Write out the material exactly. Do not include the pictures.

— Start —

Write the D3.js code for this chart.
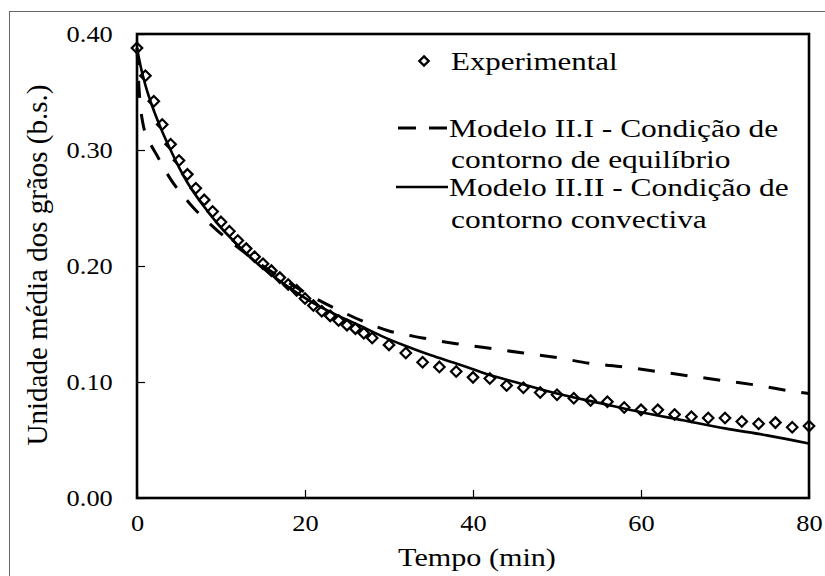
<!DOCTYPE html>
<html>
<head>
<meta charset="utf-8">
<script src="https://cdnjs.cloudflare.com/ajax/libs/d3/7.8.5/d3.min.js"></script>
<style>
  body { margin: 0; background: #fff; }
</style>
</head>
<body>
<div id="chart"></div>
<script>
// Experimental points (min, b.s.)
const expTime = [0, 1, 2, 3, 4, 5, 6, 7, 8, 9, 10, 11, 12, 13, 14, 15, 16, 17, 18, 19, 20,
  21, 22, 23, 24, 25, 26, 27, 28, 30, 32, 34, 36, 38, 40, 42, 44, 46, 48, 50, 52, 54, 56,
  58, 60, 62, 64, 66, 68, 70, 72, 74, 76, 78, 80];
const expMoisture = [0.388, 0.364, 0.342, 0.322, 0.305, 0.291, 0.279, 0.267, 0.257, 0.247,
  0.238, 0.230, 0.222, 0.215, 0.208, 0.202, 0.196, 0.190, 0.184, 0.179, 0.172, 0.166, 0.161,
  0.157, 0.153, 0.149, 0.146, 0.142, 0.138, 0.132, 0.125, 0.117, 0.113, 0.109, 0.104, 0.103,
  0.097, 0.095, 0.091, 0.089, 0.086, 0.084, 0.083, 0.078, 0.076, 0.076, 0.072, 0.070, 0.069,
  0.069, 0.066, 0.064, 0.065, 0.061, 0.062];

// Modelo II.I - equilibrium boundary condition
const m1Time = [0, 0.25, 0.7, 1.5, 2.4, 3.9, 6.5, 9.5, 12, 15, 18, 21, 24, 27, 30, 34, 38, 42,
  46, 50, 54, 58, 62, 66, 70, 74, 78, 80];
const m1Moisture = [0.388, 0.352, 0.323, 0.307, 0.295, 0.276, 0.252, 0.231, 0.216, 0.200,
  0.186, 0.173, 0.162, 0.152, 0.144, 0.138, 0.133, 0.129, 0.125, 0.121, 0.116, 0.113, 0.109,
  0.105, 0.101, 0.097, 0.092, 0.090];

// Modelo II.II - convective boundary condition
const m2Time = [0, 0.5, 1, 2, 3, 4, 5, 6, 8, 10, 12, 15, 18, 21, 24, 27, 29, 32, 35, 38, 40,
  42, 45, 50, 55, 60, 65, 70, 75, 80];
const m2Moisture = [0.388, 0.370, 0.356, 0.334, 0.316, 0.300, 0.285, 0.272, 0.251, 0.233,
  0.218, 0.198, 0.182, 0.168, 0.157, 0.147, 0.140, 0.131, 0.123, 0.116, 0.111, 0.106, 0.100,
  0.090, 0.082, 0.074, 0.067, 0.060, 0.054, 0.047];

const xTicks = [0, 20, 40, 60, 80];
const yTicks = [0, 0.1, 0.2, 0.3, 0.4];

const W = 825, H = 576;
const plot = { left: 137, right: 809, top: 34, bottom: 498 };
const FONT = '"Liberation Serif", "Times New Roman", Times, "DejaVu Serif", serif';

const svg = d3.select("#chart").append("svg")
  .attr("width", W)
  .attr("height", H)
  .style("font-family", FONT);

// outer frame of the figure
svg.append("rect")
  .attr("x", 9.5).attr("y", 11.5)
  .attr("width", W).attr("height", H)
  .attr("fill", "none")
  .attr("stroke", "#666")
  .attr("stroke-width", 1);

const x = d3.scaleLinear().domain([0, 80]).range([plot.left, plot.right]);
const y = d3.scaleLinear().domain([0, 0.4]).range([plot.bottom, plot.top]);

// axes with inward ticks; the source text is a bit wide, so stretch it
svg.append("g")
  .attr("transform", `translate(0,${plot.bottom})`)
  .call(d3.axisBottom(x).tickValues(xTicks).tickSizeInner(-8).tickSizeOuter(0).tickPadding(16))
  .call(g => g.attr("font-family", null).attr("font-size", null))
  .call(g => g.select(".domain").remove())
  .call(g => g.selectAll("line").attr("stroke", "#000").attr("stroke-width", 1.2))
  .call(g => g.selectAll("text").style("font-size", "24px").attr("dy", "0.71em")
    .attr("transform", "scale(1.1,1)"));

svg.append("g")
  .attr("transform", `translate(${plot.left},0)`)
  .call(d3.axisLeft(y).tickValues(yTicks).tickFormat(d3.format(".2f")).tickSizeInner(-8).tickSizeOuter(0).tickPadding(22))
  .call(g => g.attr("font-family", null).attr("font-size", null))
  .call(g => g.select(".domain").remove())
  .call(g => g.selectAll("line").attr("stroke", "#000").attr("stroke-width", 1.2))
  .call(g => g.selectAll("text").style("font-size", "24px").attr("transform", "scale(1.1,1)"));

svg.append("rect")
  .attr("x", plot.left).attr("y", plot.top)
  .attr("width", plot.right - plot.left).attr("height", plot.bottom - plot.top)
  .attr("fill", "none")
  .attr("stroke", "#000")
  .attr("stroke-width", 2.6);

const line = d3.line().x(d => x(d[0])).y(d => y(d[1])).curve(d3.curveMonotoneX);

svg.append("path")
  .datum(m1Time.map((t, i) => [t, m1Moisture[i]]))
  .attr("d", line)
  .attr("fill", "none")
  .attr("stroke", "#000")
  .attr("stroke-width", 3)
  .attr("stroke-dasharray", "17,16");

svg.append("path")
  .datum(m2Time.map((t, i) => [t, m2Moisture[i]]))
  .attr("d", line)
  .attr("fill", "none")
  .attr("stroke", "#000")
  .attr("stroke-width", 2.6);

const diamond = d3.symbol().type(d3.symbolDiamond2).size(70);

svg.append("g").selectAll("path")
  .data(expTime.map((t, i) => [t, expMoisture[i]]))
  .join("path")
  .attr("transform", d => `translate(${x(d[0])},${y(d[1])})`)
  .attr("d", diamond)
  .attr("fill", "none")
  .attr("stroke", "#000")
  .attr("stroke-width", 2.2);

function stretchedText(parent, tx, ty, sx, size, str, anchor) {
  return parent.append("text")
    .attr("transform", `translate(${tx},${ty}) scale(${sx},1)`)
    .attr("text-anchor", anchor || "start")
    .style("font-size", size + "px")
    .text(str);
}

// axis titles
stretchedText(svg, 477, 566, 1.16, 26, "Tempo (min)", "middle");

svg.append("text")
  .attr("transform", `translate(47,265) rotate(-90)`)
  .attr("text-anchor", "middle")
  .style("font-size", "29px")
  .text("Unidade média dos grãos (b.s.)");

// legend
const legend = svg.append("g");
legend.append("path")
  .attr("transform", "translate(424,61)")
  .attr("d", d3.symbol().type(d3.symbolDiamond2).size(55))
  .attr("fill", "none").attr("stroke", "#000").attr("stroke-width", 2.4);
stretchedText(legend, 451, 70, 1.19, 26, "Experimental");

legend.append("line")
  .attr("x1", 398).attr("x2", 448).attr("y1", 128).attr("y2", 128)
  .attr("stroke", "#000").attr("stroke-width", 3).attr("stroke-dasharray", "18,13");
stretchedText(legend, 449, 137, 1.21, 26, "Modelo II.I - Condição de");
stretchedText(legend, 451, 168, 1.21, 26, "contorno de equilíbrio");

legend.append("line")
  .attr("x1", 396).attr("x2", 448).attr("y1", 187).attr("y2", 187)
  .attr("stroke", "#000").attr("stroke-width", 2.6);
stretchedText(legend, 449, 196, 1.21, 26, "Modelo II.II - Condição de");
stretchedText(legend, 451, 228, 1.21, 26, "contorno convectiva");
</script>
</body>
</html>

— End —

_RESULT_
Write the D3.js code for this chart.
<!DOCTYPE html>
<html>
<head>
<meta charset="utf-8">
<script src="https://cdnjs.cloudflare.com/ajax/libs/d3/7.8.5/d3.min.js"></script>
<style>
  body { margin: 0; background: #fff; }
</style>
</head>
<body>
<div id="chart"></div>
<script>
// Experimental points (min, b.s.)
const expTime = [0, 1, 2, 3, 4, 5, 6, 7, 8, 9, 10, 11, 12, 13, 14, 15, 16, 17, 18, 19, 20,
  21, 22, 23, 24, 25, 26, 27, 28, 30, 32, 34, 36, 38, 40, 42, 44, 46, 48, 50, 52, 54, 56,
  58, 60, 62, 64, 66, 68, 70, 72, 74, 76, 78, 80];
const expMoisture = [0.388, 0.364, 0.342, 0.322, 0.305, 0.291, 0.279, 0.267, 0.257, 0.247,
  0.238, 0.230, 0.222, 0.215, 0.208, 0.202, 0.196, 0.190, 0.184, 0.179, 0.172, 0.166, 0.161,
  0.157, 0.153, 0.149, 0.146, 0.142, 0.138, 0.132, 0.125, 0.117, 0.113, 0.109, 0.104, 0.103,
  0.097, 0.095, 0.091, 0.089, 0.086, 0.084, 0.083, 0.078, 0.076, 0.076, 0.072, 0.070, 0.069,
  0.069, 0.066, 0.064, 0.065, 0.061, 0.062];

// Modelo II.I - equilibrium boundary condition
const m1Time = [0, 0.25, 0.7, 1.5, 2.4, 3.9, 6.5, 9.5, 12, 15, 18, 21, 24, 27, 30, 34, 38, 42,
  46, 50, 54, 58, 62, 66, 70, 74, 78, 80];
const m1Moisture = [0.388, 0.352, 0.323, 0.307, 0.295, 0.276, 0.252, 0.231, 0.216, 0.200,
  0.186, 0.173, 0.162, 0.152, 0.144, 0.138, 0.133, 0.129, 0.125, 0.121, 0.116, 0.113, 0.109,
  0.105, 0.101, 0.097, 0.092, 0.090];

// Modelo II.II - convective boundary condition
const m2Time = [0, 0.5, 1, 2, 3, 4, 5, 6, 8, 10, 12, 15, 18, 21, 24, 27, 29, 32, 35, 38, 40,
  42, 45, 50, 55, 60, 65, 70, 75, 80];
const m2Moisture = [0.388, 0.370, 0.356, 0.334, 0.316, 0.300, 0.285, 0.272, 0.251, 0.233,
  0.218, 0.198, 0.182, 0.168, 0.157, 0.147, 0.140, 0.131, 0.123, 0.116, 0.111, 0.106, 0.100,
  0.090, 0.082, 0.074, 0.067, 0.060, 0.054, 0.047];

const xTicks = [0, 20, 40, 60, 80];
const yTicks = [0, 0.1, 0.2, 0.3, 0.4];

const W = 825, H = 576;
const plot = { left: 137, right: 809, top: 34, bottom: 498 };
const FONT = '"Liberation Serif", "Times New Roman", Times, "DejaVu Serif", serif';

const svg = d3.select("#chart").append("svg")
  .attr("width", W)
  .attr("height", H)
  .style("font-family", FONT);

// outer frame of the figure
svg.append("rect")
  .attr("x", 9.5).attr("y", 11.5)
  .attr("width", W).attr("height", H)
  .attr("fill", "none")
  .attr("stroke", "#666")
  .attr("stroke-width", 1);

const x = d3.scaleLinear().domain([0, 80]).range([plot.left, plot.right]);
const y = d3.scaleLinear().domain([0, 0.4]).range([plot.bottom, plot.top]);

// axes with inward ticks; the source text is a bit wide, so stretch it
svg.append("g")
  .attr("transform", `translate(0,${plot.bottom})`)
  .call(d3.axisBottom(x).tickValues(xTicks).tickSizeInner(-8).tickSizeOuter(0).tickPadding(16))
  .call(g => g.attr("font-family", null).attr("font-size", null))
  .call(g => g.select(".domain").remove())
  .call(g => g.selectAll("line").attr("stroke", "#000").attr("stroke-width", 1.2))
  .call(g => g.selectAll("text").style("font-size", "24px").attr("dy", "0.71em")
    .attr("transform", "scale(1.1,1)"));

svg.append("g")
  .attr("transform", `translate(${plot.left},0)`)
  .call(d3.axisLeft(y).tickValues(yTicks).tickFormat(d3.format(".2f")).tickSizeInner(-8).tickSizeOuter(0).tickPadding(22))
  .call(g => g.attr("font-family", null).attr("font-size", null))
  .call(g => g.select(".domain").remove())
  .call(g => g.selectAll("line").attr("stroke", "#000").attr("stroke-width", 1.2))
  .call(g => g.selectAll("text").style("font-size", "24px").attr("transform", "scale(1.1,1)"));

svg.append("rect")
  .attr("x", plot.left).attr("y", plot.top)
  .attr("width", plot.right - plot.left).attr("height", plot.bottom - plot.top)
  .attr("fill", "none")
  .attr("stroke", "#000")
  .attr("stroke-width", 2.6);

const line = d3.line().x(d => x(d[0])).y(d => y(d[1])).curve(d3.curveMonotoneX);

svg.append("path")
  .datum(m1Time.map((t, i) => [t, m1Moisture[i]]))
  .attr("d", line)
  .attr("fill", "none")
  .attr("stroke", "#000")
  .attr("stroke-width", 3)
  .attr("stroke-dasharray", "17,16");

svg.append("path")
  .datum(m2Time.map((t, i) => [t, m2Moisture[i]]))
  .attr("d", line)
  .attr("fill", "none")
  .attr("stroke", "#000")
  .attr("stroke-width", 2.6);

const diamond = d3.symbol().type(d3.symbolDiamond2).size(70);

svg.append("g").selectAll("path")
  .data(expTime.map((t, i) => [t, expMoisture[i]]))
  .join("path")
  .attr("transform", d => `translate(${x(d[0])},${y(d[1])})`)
  .attr("d", diamond)
  .attr("fill", "none")
  .attr("stroke", "#000")
  .attr("stroke-width", 2.2);

function stretchedText(parent, tx, ty, sx, size, str, anchor) {
  return parent.append("text")
    .attr("transform", `translate(${tx},${ty}) scale(${sx},1)`)
    .attr("text-anchor", anchor || "start")
    .style("font-size", size + "px")
    .text(str);
}

// axis titles
stretchedText(svg, 477, 566, 1.16, 26, "Tempo (min)", "middle");

svg.append("text")
  .attr("transform", `translate(47,265) rotate(-90)`)
  .attr("text-anchor", "middle")
  .style("font-size", "29px")
  .text("Unidade média dos grãos (b.s.)");

// legend
const legend = svg.append("g");
legend.append("path")
  .attr("transform", "translate(424,61)")
  .attr("d", d3.symbol().type(d3.symbolDiamond2).size(55))
  .attr("fill", "none").attr("stroke", "#000").attr("stroke-width", 2.4);
stretchedText(legend, 451, 70, 1.19, 26, "Experimental");

legend.append("line")
  .attr("x1", 398).attr("x2", 448).attr("y1", 128).attr("y2", 128)
  .attr("stroke", "#000").attr("stroke-width", 3).attr("stroke-dasharray", "18,13");
stretchedText(legend, 449, 137, 1.21, 26, "Modelo II.I - Condição de");
stretchedText(legend, 451, 168, 1.21, 26, "contorno de equilíbrio");

legend.append("line")
  .attr("x1", 396).attr("x2", 448).attr("y1", 187).attr("y2", 187)
  .attr("stroke", "#000").attr("stroke-width", 2.6);
stretchedText(legend, 449, 196, 1.21, 26, "Modelo II.II - Condição de");
stretchedText(legend, 451, 228, 1.21, 26, "contorno convectiva");
</script>
</body>
</html>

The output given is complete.